Seamless Phase II/Phase III design is often used in the case of rare diseases; it is also called a ‘combination test’. In the example below, patients are randomised between three treatment arms in the first stage of the design (Phase IIb). The first treatment arm is the control arm, where patients receive the standard of care therapy. Patients on the second and third treatment arms receive different treatments, Treatment 1 or Treatment 2.

At the end of the first stage (Phase IIb), Treatment 1 and Treatment 2 are compared based on best progression-free survival (PFS). The least effective treatment arm is dropped. The other treatment arm is then continued in the second stage (Phase III). In this stage, an efficacy comparison is performed against the standard of care treatment.

Diagram seamless phase II: Treat 1 and 2 are compared based on best PFS. The least effective treatment is dropped.
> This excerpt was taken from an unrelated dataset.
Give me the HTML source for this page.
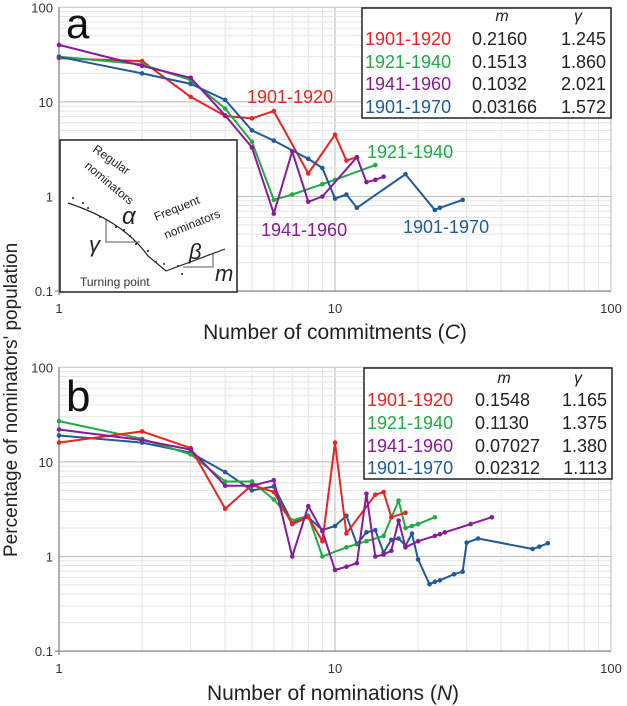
<!DOCTYPE html>
<html><head><meta charset="utf-8">
<style>
html,body{margin:0;padding:0;background:#fff;}
svg{display:block;font-family:"Liberation Sans","DejaVu Sans",sans-serif;}
</style></head>
<body>
<svg id="chart" width="627" height="706" viewBox="0 0 627 706" xmlns="http://www.w3.org/2000/svg">
  <g id="gridA"></g>
  <g id="gridB"></g>
  <g id="seriesA"></g>
  <g id="seriesB"></g>

  <text x="66" y="38" font-size="42" fill="#111">a</text>
  <text x="66" y="411" font-size="44" fill="#111">b</text>

  <text x="335" y="339" font-size="21" text-anchor="middle" fill="#222">Number of commitments (<tspan font-style="italic">C</tspan>)</text>
  <text x="333" y="700" font-size="21" text-anchor="middle" fill="#222">Number of nominations (<tspan font-style="italic">N</tspan>)</text>
  <text transform="translate(17,557) rotate(-90)" font-size="19" text-anchor="start" fill="#222">Percentage of nominators' population</text>

  <!-- series annotations panel a -->
  <text x="247" y="103" font-size="18" fill="#ee2222">1901-1920</text>
  <text x="367" y="158" font-size="18" fill="#22aa44">1921-1940</text>
  <text x="261" y="236" font-size="18" fill="#8a1a9a">1941-1960</text>
  <text x="403" y="233" font-size="18" fill="#1f5a9a">1901-1970</text>

  <!-- legend a -->
  <g>
    <rect x="362" y="8" width="249" height="110" fill="#fff" stroke="#222" stroke-width="1.5"/>
    <text x="502" y="21" font-size="16" font-style="italic" text-anchor="middle" fill="#222">m</text>
    <text x="578" y="21" font-size="16" font-style="italic" text-anchor="middle" fill="#222">γ</text>
    <g font-size="18">
      <text x="365" y="45" fill="#ee2222">1901-1920</text>
      <text x="472" y="45" fill="#222">0.2160</text><text x="606" y="45" text-anchor="end" fill="#222">1.245</text>
      <text x="365" y="68" fill="#22aa44">1921-1940</text>
      <text x="472" y="68" fill="#222">0.1513</text><text x="606" y="68" text-anchor="end" fill="#222">1.860</text>
      <text x="365" y="90" fill="#8a1a9a">1941-1960</text>
      <text x="472" y="90" fill="#222">0.1032</text><text x="606" y="90" text-anchor="end" fill="#222">2.021</text>
      <text x="365" y="113" fill="#1f5a9a">1901-1970</text>
      <text x="472" y="113" fill="#222">0.03166</text><text x="606" y="113" text-anchor="end" fill="#222">1.572</text>
    </g>
  </g>

  <!-- legend b -->
  <g>
    <rect x="364" y="368" width="248" height="111" fill="#fff" stroke="#222" stroke-width="1.5"/>
    <text x="504" y="383" font-size="16" font-style="italic" text-anchor="middle" fill="#222">m</text>
    <text x="578" y="383" font-size="16" font-style="italic" text-anchor="middle" fill="#222">γ</text>
    <g font-size="18">
      <text x="367" y="406" fill="#ee2222">1901-1920</text>
      <text x="475" y="406" fill="#222">0.1548</text><text x="607" y="406" text-anchor="end" fill="#222">1.165</text>
      <text x="367" y="429" fill="#22aa44">1921-1940</text>
      <text x="475" y="429" fill="#222">0.1130</text><text x="607" y="429" text-anchor="end" fill="#222">1.375</text>
      <text x="367" y="452" fill="#8a1a9a">1941-1960</text>
      <text x="475" y="452" fill="#222">0.07027</text><text x="607" y="452" text-anchor="end" fill="#222">1.380</text>
      <text x="367" y="474" fill="#1f5a9a">1901-1970</text>
      <text x="475" y="474" fill="#222">0.02312</text><text x="607" y="474" text-anchor="end" fill="#222">1.113</text>
    </g>
  </g>

  <!-- inset schematic -->
  <g transform="translate(58,138)">
    <rect x="2" y="2" width="177" height="152" fill="#fff" stroke="#222" stroke-width="1.5"/>
    <path d="M10,65 C40,75 70,90 90,118 L108,133 L167,111" fill="none" stroke="#222" stroke-width="1.2"/>
    <g fill="#222">
      <circle cx="15" cy="60" r="1"/><circle cx="25" cy="65" r="1"/><circle cx="30" cy="70" r="1"/>
      <circle cx="42" cy="79" r="1"/><circle cx="58" cy="89" r="1"/><circle cx="66" cy="92" r="1"/>
      <circle cx="72" cy="98" r="1"/><circle cx="78" cy="106" r="1"/><circle cx="90" cy="113" r="1"/>
      <circle cx="98" cy="124" r="1"/><circle cx="106" cy="126" r="1"/><circle cx="124" cy="136" r="1"/>
      <circle cx="120" cy="128" r="1"/>
    </g>
    <path d="M48,82 L48,104 L82,104" fill="none" stroke="#555" stroke-width="1"/>
    <path d="M155,116 L155,129 L125,129" fill="none" stroke="#555" stroke-width="1"/>
    <text transform="translate(34,13) rotate(35)" font-size="12" fill="#222">Regular</text>
    <text transform="translate(26,29) rotate(40)" font-size="12" fill="#222">nominators</text>
    <text x="64" y="86" font-size="24" font-style="italic" fill="#222">α</text>
    <text transform="translate(98,83) rotate(-22)" font-size="12" fill="#222">Frequent</text>
    <text transform="translate(108,101) rotate(-22)" font-size="12" fill="#222">nominators</text>
    <text x="31" y="114" font-size="22" font-style="italic" fill="#222">γ</text>
    <text x="131" y="121" font-size="22" font-style="italic" fill="#222">β</text>
    <text x="157" y="143" font-size="22" font-style="italic" fill="#222">m</text>
    <text x="22" y="148" font-size="12" fill="#333">Turning point</text>
  </g>
</svg>
<script>
// Panel a (commitments) data
const aRedX = [1,2,3,4,5,6,8,10,11,12];
const aRedY = [29,27,11.3,7.1,6.7,8,1.75,4.5,2.4,2.6];
const aGreenX = [1,2,3,4,5,6,7,9,10,14];
const aGreenY = [30,25,17,8.5,3.8,0.92,1.05,1.35,1.5,2.15];
const aPurpleX = [1,2,3,4,5,6,7,8,9,12,13,14,15];
const aPurpleY = [40,24,18,7.2,3.3,0.66,3.0,0.88,1.0,2.6,1.42,1.5,1.62];
const aBlueX = [1,2,3,4,5,6,8,9,10,11,12,18,23,24,29];
const aBlueY = [30,20,15.5,10.5,5.0,3.9,2.5,2.0,0.95,1.05,0.76,1.72,0.72,0.76,0.92];
// Panel b (nominations) data
const bRedX = [1,2,3,4,5,6,7,8,9,10,11,14,15,16,18];
const bRedY = [16,21,14,3.2,5.7,4.8,2.2,2.6,1.45,16,1.75,4.5,4.8,2.6,2.9];
const bGreenX = [1,2,3,4,5,6,7,8,9,11,13,15,17,18,19,20,23];
const bGreenY = [27,17.5,12,6.2,6.2,4.0,2.4,2.7,1.0,1.25,1.45,1.65,3.9,2.0,2.1,2.2,2.6];
const bPurpleX = [1,2,3,4,5,6,7,8,9,10,11,12,13,14,15,16,17,18,20,23,24,25,31,37];
const bPurpleY = [22,17,13.5,5.6,5.6,6.4,1.0,3.4,1.85,0.72,0.78,0.85,4.6,1.0,1.05,1.15,2.4,1.25,1.45,1.65,1.72,1.8,2.2,2.6];
const bBlueX = [1,2,3,4,5,6,7,8,9,10,11,12,13,14,15,16,17,18,19,20,22,23,24,27,29,30,33,52,55,59];
const bBlueY = [19,16,12.5,7.8,5.0,5.5,2.3,2.6,1.9,2.1,2.7,1.35,1.8,1.9,1.1,1.5,1.55,1.3,1.75,0.93,0.51,0.54,0.56,0.65,0.69,1.4,1.55,1.2,1.27,1.38];
const yTicks = [100,10,1,0.1];
const yTickLabels = ["100","10","1","0.1"];
const xTicks = [1,10,100];
const xTickLabels = ["1","10","100"];

const NS = "http://www.w3.org/2000/svg";
const X0 = 59, XD = 276;
function xs(v){ return X0 + Math.log10(v) * XD; }
function makeY(top){ const D = 94.6; return v => top + (2 - Math.log10(v)) * D; }
const ysA = makeY(7.3), ysB = makeY(367.3);

function el(tag, attrs, parent){
  const e = document.createElementNS(NS, tag);
  for (const k in attrs) e.setAttribute(k, attrs[k]);
  parent.appendChild(e);
  return e;
}

function drawGrid(g, ys, panel){
  for (let d = 0; d < 3; d++){
    for (let m = 1; m <= 9; m++){
      const v = Math.pow(10, d) * m;
      const x = xs(v);
      const ln = el('line', {x1:x, x2:x, y1:ys(100), y2:ys(0.1), stroke: m===1 ? '#c4c4c4' : '#e4e4e4', 'stroke-width': m===1 ? 1.2 : 1}, g);
      
      
      const yv = Math.pow(10, d - 1) * m;
      const y = ys(yv);
      const ln2 = el('line', {x1:xs(1), x2:xs(100), y1:y, y2:y, stroke: m===1 ? '#c4c4c4' : '#e4e4e4', 'stroke-width': m===1 ? 1.2 : 1}, g);
      
      
    }
  }
  el('line', {x1:xs(100), x2:xs(100), y1:ys(100), y2:ys(0.1), stroke:'#c4c4c4'}, g);
  el('line', {x1:xs(1), x2:xs(100), y1:ys(100), y2:ys(100), stroke:'#c4c4c4'}, g);
  const ax = el('line', {x1:xs(1)-4, x2:xs(100), y1:ys(0.1), y2:ys(0.1), stroke:'#999', 'stroke-width':1.5}, g);
  
  
  const ay = el('line', {x1:xs(1), x2:xs(1), y1:ys(100), y2:ys(0.1)+4, stroke:'#999', 'stroke-width':1.5}, g);
  
  
  yTicks.forEach((t, i) => {
    const tx = el('text', {x: xs(1)-6, y: ys(t)+5, 'font-size':13, 'text-anchor':'end', fill:'#333'}, g);
    tx.textContent = yTickLabels[i];
    
    
  });
  xTicks.forEach((t, i) => {
    const tx = el('text', {x: xs(t), y: ys(0.1)+22, 'font-size':13, 'text-anchor':'middle', fill:'#333'}, g);
    tx.textContent = xTickLabels[i];
    
    
  });
}

function drawSeries(g, xsArr, ysArr, ys, color, name){
  const pts = xsArr.map((x, i) => xs(x).toFixed(1) + ',' + ys(ysArr[i]).toFixed(1)).join(' ');
  const pl = el('polyline', {points: pts, fill:'none', stroke: color, 'stroke-width': 2, 'stroke-linejoin':'round'}, g);
  
  
  xsArr.forEach((x, i) => {
    const c = el('circle', {cx: xs(x), cy: ys(ysArr[i]), r: 2.3, fill: color}, g);
    
    
  });
}

drawGrid(document.getElementById('gridA'), ysA, 'a');
drawGrid(document.getElementById('gridB'), ysB, 'b');
const sA = document.getElementById('seriesA');
drawSeries(sA, aRedX, aRedY, ysA, '#ee2222', 'a-1901-1920');
drawSeries(sA, aGreenX, aGreenY, ysA, '#22aa44', 'a-1921-1940');
drawSeries(sA, aBlueX, aBlueY, ysA, '#1f5a9a', 'a-1901-1970');
drawSeries(sA, aPurpleX, aPurpleY, ysA, '#8a1a9a', 'a-1941-1960');
const sB = document.getElementById('seriesB');
drawSeries(sB, bBlueX, bBlueY, ysB, '#1f5a9a', 'b-1901-1970');
drawSeries(sB, bGreenX, bGreenY, ysB, '#22aa44', 'b-1921-1940');
drawSeries(sB, bRedX, bRedY, ysB, '#ee2222', 'b-1901-1920');
drawSeries(sB, bPurpleX, bPurpleY, ysB, '#8a1a9a', 'b-1941-1960');
</script>
</body></html>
Seamless Phase II/III design
The seamless Phase II/III design allows Phase II and Phase III to be performed in the context of one trial.

Advantages in Seamless Phase II/Phase III design

  • Helps to mitigate bias
    Both steps are conducted independently and the results of both steps are combined in the end in an overall test result.

  • Shortens time and participant exposure
    Phase II and Phase III are performed within the context of one trial.

  • Relatively flexible
    The way that the treatment arm for final comparison is chosen in the Phase II part and merged with the Phase III part is relatively flexible.
  • Efficient use of resources
    Participants from Phase II and Phase III both contribute data to the final results.


  • Complicated statistical analyses
    This design requires statistical aspects that are not so straightforward.

  • Recruitment gaps
    There is a gap in the recruitment between the two phases while waiting for enough data to be gathered in order to perform the interim analysis that decides whether to continue or not.

  • Logistic challenges
    This design is logistically challenging – it requires a quick flow of data so that the number of events in the analysis can be followed up on.

  • Difficulties arising from long-term endpoints
    This design requires information on PFS to be available relatively quickly. This becomes more difficult when the endpoints are long-term.
  • Risk of lost information
    Combining two arms risks the loss of information.